A questão é especialmente relevante para governos e empresas; o financiamento climático global, com o objetivo de mitigar os impactos já previstos, é estimado em US$ 1,3 trilhão, enquanto o financiamento para adaptação está avaliado em US$ 63 bilhões. Também é digno de nota o estudo da Fundação Boticário, que estimou que os recifes de corais no Brasil podem gerar R$ 167 bilhões em receitas relacionadas à proteção da linha costeira e ao turismo, com destaque para o Nordeste.

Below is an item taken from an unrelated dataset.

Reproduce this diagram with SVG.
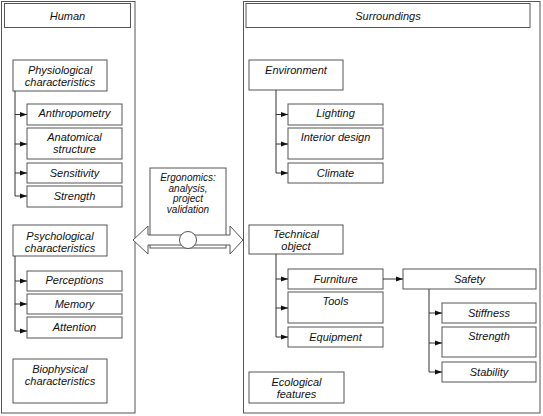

Em contraponto, as perdas globais estimadas decorrentes de impactos por mudanças climáticas podem superar US$ 2,4 trilhões. Somente em 2017, os danos de 16 eventos climáticos extremos nos Estados Unidos somaram U$S 383 bilhões (2% do PIB americano). O cenário nos dá sentido ao ditado popular: mais vale prevenir que remediar.
Frente à crise iminente dos recifes de coral, é crucial identificar soluções viáveis. Embora medidas como planejamento espacial marinho, gestão costeira adaptativa, expansão de áreas de conservação marinha e regulamentação da pesca possam mitigar danos, a solução permanente requer uma transformação profunda e justa da matriz energética. Isso implica transição da indústria do petróleo para fontes de energia limpa e renovável, reduzindo nossa dependência de combustíveis fósseis.
Avaliamos que é hora de escrever um novo capítulo dessa história. De um lado, vislumbramos um futuro livre da dependência integral do petróleo, sem a monocultura energética e com recifes coloridos e diversos. Do outro, viveremos na dicotomia de cores, com a expansão contínua das fronteiras petrolíferas pelo mundo, à custa da perda irreversível dos recifes de corais.
Essa decisão está sobre a mesa de maneira permanente. O branqueamento dos corais serve como uma ampulheta do tempo que nos leva à pergunta: ainda há tempo para salvar os recifes de corais?